Hailing from Queer Screen, which also runs the Mardi Gras Film Festival during the first half of each year, this celebration of LGBTQIA+ flicks has other recognisable names gracing its frames alongside Page. Evan Rachel Wood (Weird: The Al Yankovic Story) plays a cheerleading coach in Backspot, with Devery Jacobs (Echo) as the squad's newcomer. In the gay shorts package, both Lukas Gage (Road House) and Keiynan Lonsdale (Swift Street) make appearances via the bite-sized Stay Lost.

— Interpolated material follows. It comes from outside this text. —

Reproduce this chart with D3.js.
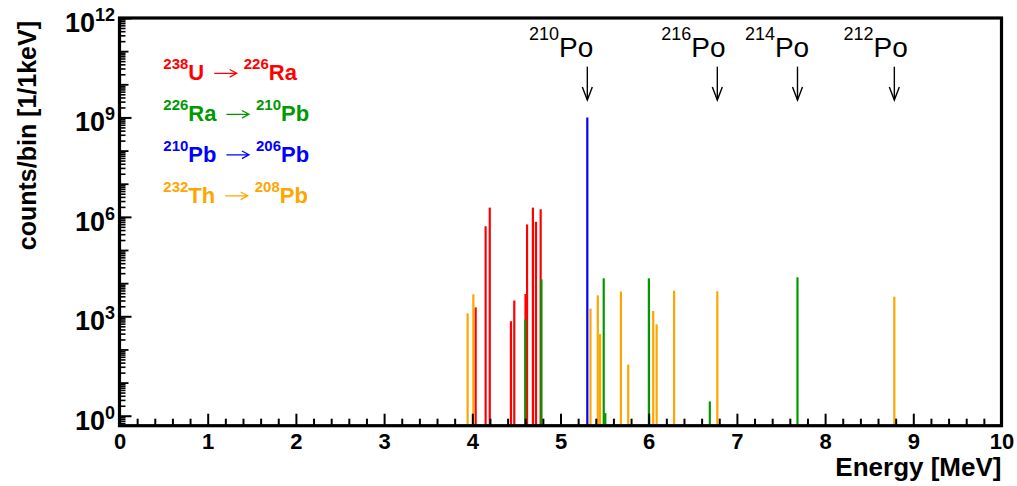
<!DOCTYPE html>
<html><head><meta charset="utf-8">
<script src="https://cdn.jsdelivr.net/npm/d3@7"></script>
<style>body{margin:0;background:#fff}svg{display:block}</style>
</head><body>
<svg id="c" width="1017" height="486"></svg>
<script>
// ---- data ----
const uEnergies  = [4.038, 4.151, 4.198, 4.438, 4.476, 4.603, 4.621, 4.687, 4.722, 4.775];
const uCounts    = [1850, 5.2e5, 1.9e6, 710, 3000, 4700, 5.9e5, 1.9e6, 7.1e5, 1.7e6];
const raEnergies = [4.601, 4.784, 5.490, 5.508, 6.002, 6.693, 7.687];
const raCounts   = [810, 1.3e4, 1.4e4, 1.2, 1.4e4, 2.7, 1.5e4];
const pbEnergies = [5.304];
const pbCounts   = [1e9];
const thEnergies = [3.947, 4.012, 5.340, 5.423, 5.449, 5.685, 5.768, 6.051, 6.090, 6.288, 6.778, 8.785];
const thCounts   = [1230, 4600, 1700, 4300, 290, 5600, 35, 1440, 570, 5900, 5700, 3900];

const legendFrom   = [["238","U"], ["226","Ra"], ["210","Pb"], ["232","Th"]];
const legendTo     = [["226","Ra"], ["210","Pb"], ["206","Pb"], ["208","Pb"]];
const seriesColors = ["#ff0000", "#009900", "#0000ff", "#ffa500"];

const poMass     = ["210", "216", "214", "212"];
const poEnergies = [5.304, 6.778, 7.687, 8.785];

const xMajorTicks = [0,1,2,3,4,5,6,7,8,9,10];
const yLabelExps  = [0,3,6,9,12];
const xTitle = "Energy [MeV]";
const yTitle = "counts/bin [1/1keV]";

// ---- layout ----
const FONT = "'Liberation Sans', Arial, Helvetica, sans-serif";
const L = 119.5, R = 1001.5, T = 18, B = 425.7;
const svg = d3.select("#c");
const x = d3.scaleLinear().domain([0, 10]).range([L, R]);
const y = d3.scaleLog().domain([0.5, 1e12]).range([B, T]);

// ---- spikes ----
const series = [
  [uEnergies, uCounts], [raEnergies, raCounts], [pbEnergies, pbCounts], [thEnergies, thCounts]
];
series.forEach(([es, cs], i) => {
  svg.append("g").selectAll("line").data(es.map((e, k) => [e, cs[k]])).join("line")
    .attr("x1", d => x(d[0])).attr("x2", d => x(d[0]))
    .attr("y1", B).attr("y2", d => y(d[1]))
    .attr("stroke", seriesColors[i]).attr("stroke-width", 2.2);
});

// ---- x axis ----
const minorX = d3.range(0, 10.0001, 0.2).filter(v => Math.abs(v - Math.round(v)) > 1e-6);
svg.append("g").attr("transform", `translate(0,${B})`)
  .call(d3.axisBottom(x).tickValues(minorX).tickSize(-7).tickFormat(""))
  .call(g => g.select(".domain").remove())
  .call(g => g.selectAll("line").attr("stroke", "#000").attr("stroke-width", 2));
svg.append("g").attr("transform", `translate(0,${B})`)
  .call(d3.axisBottom(x).tickValues(xMajorTicks).tickSize(-12).tickPadding(7.6).tickFormat(d3.format("d")))
  .call(g => g.select(".domain").remove())
  .call(g => g.selectAll("line").attr("stroke", "#000").attr("stroke-width", 2))
  .call(g => g.selectAll("text").attr("fill", "#000").style("font-family", FONT)
      .style("font-size", "22px").style("font-weight", "bold"));

// ---- y axis ----
const minorY = [];
for (let n = -1; n < 12; n++) for (let m = 2; m <= 9; m++) {
  const v = m * Math.pow(10, n);
  if (v >= 0.5 && v < 1e12) minorY.push(v);
}
const midY = d3.range(1, 12).filter(n => !yLabelExps.includes(n)).map(n => Math.pow(10, n));
svg.append("g").attr("transform", `translate(${L},0)`)
  .call(d3.axisLeft(y).tickValues(minorY).tickSize(-6).tickFormat(""))
  .call(g => g.select(".domain").remove())
  .call(g => g.selectAll("line").attr("stroke", "#000").attr("stroke-width", 1.6));
svg.append("g").attr("transform", `translate(${L},0)`)
  .call(d3.axisLeft(y).tickValues(midY).tickSize(-9).tickFormat(""))
  .call(g => g.select(".domain").remove())
  .call(g => g.selectAll("line").attr("stroke", "#000").attr("stroke-width", 1.8));
const yl = svg.append("g").attr("transform", `translate(${L},0)`)
  .call(d3.axisLeft(y).tickValues(yLabelExps.map(e => Math.pow(10, e))).tickSize(-12).tickPadding(4.5)
      .tickFormat(d => String(Math.round(Math.log10(d)))))
  .call(g => g.select(".domain").remove())
  .call(g => g.selectAll("line").attr("stroke", "#000").attr("stroke-width", 2));
yl.selectAll("text").each(function () {
  const t = d3.select(this);
  const exp = t.text();
  t.text(null).attr("dy", null).attr("y", 13.5).attr("fill", "#000")
    .style("font-family", FONT).style("font-weight", "bold");
  t.append("tspan").style("font-size", "27px").text("10");
  t.append("tspan").style("font-size", "18px").attr("dy", -11).text(exp);
});

// ---- frame ----
svg.append("rect").attr("x", L).attr("y", T).attr("width", R - L).attr("height", B - T)
  .attr("fill", "none").attr("stroke", "#000").attr("stroke-width", 3.2);

// ---- axis titles ----
svg.append("text").attr("x", R).attr("y", 476).attr("text-anchor", "end")
  .style("font-family", FONT).style("font-size", "26px").style("font-weight", "bold").text(xTitle);
svg.append("text").attr("transform", "translate(36,21) rotate(-90)").attr("text-anchor", "end")
  .style("font-family", FONT).style("font-size", "25px").style("font-weight", "bold").text(yTitle);

// ---- legend ----
const legBase = [80, 121, 161.5, 202.5];
legendFrom.forEach((fr, i) => {
  const c = seriesColors[i];
  const g = svg.append("g").attr("fill", c)
    .style("font-family", FONT).style("font-weight", "bold");
  const t1 = g.append("text").attr("x", 163.3).attr("y", legBase[i]);
  t1.append("tspan").style("font-size", "15px").attr("dy", -11).text(fr[0]);
  t1.append("tspan").style("font-size", "22px").attr("dy", 11).text(fr[1]);
  const w1 = t1.node().getComputedTextLength();
  const ax = 163.3 + w1 + 10, aw = 22.5, ay = legBase[i] - 6.7;
  g.append("path")
    .attr("d", `M${ax},${ay} L${ax + aw},${ay} M${ax + aw - 7},${ay - 3.8} L${ax + aw},${ay} L${ax + aw - 7},${ay + 3.8}`)
    .attr("fill", "none").attr("stroke", c).attr("stroke-width", 1.3);
  const t2 = g.append("text").attr("x", ax + aw + 7).attr("y", legBase[i]);
  t2.append("tspan").style("font-size", "15px").attr("dy", -11).text(legendTo[i][0]);
  t2.append("tspan").style("font-size", "22px").attr("dy", 11).text(legendTo[i][1]);
});

// ---- Po markers ----
const poShift = [6, 8.3, 11.7, 13.4];
poEnergies.forEach((e, i) => {
  const px = x(e);
  const lab = svg.append("text").attr("text-anchor", "end")
    .attr("x", px + poShift[i]).attr("y", 57)
    .style("font-family", FONT).attr("fill", "#000");
  lab.append("tspan").style("font-size", "18px").attr("dy", -17).text(poMass[i]);
  lab.append("tspan").style("font-size", "28px").attr("dy", 17).text("Po");
  svg.append("line").attr("x1", px).attr("x2", px).attr("y1", 66.7).attr("y2", 100)
    .attr("stroke", "#000").attr("stroke-width", 1.4);
  svg.append("path").attr("d", `M${px - 5},87 L${px},100 L${px + 5},87`)
    .attr("fill", "none").attr("stroke", "#000").attr("stroke-width", 1.4);
});
</script>
</body></html>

Elsewhere on the program, other highlights include the world-premiering Strange Creatures, which heads on a road trip to Narrabri with fighting siblings; fellow Aussie effort Videoland, about a video-store clerk; and Frameline Outstanding Documentary Feature-winner Fragments of a Life Loved, a journey through former lovers with filmmaker Chloé Barreau. For both of the two Australian titles, the filmmakers will be in attendance.

Or, Sydneysiders can catch Baby, about the connection between a São Paolo sex worker and an 18-year-old man just out of juvenile detention — and Hong Kong's All Shall Be Well, the recipient of this year's Berlinale Teddy Award and Frameline Audience Award for Narrative.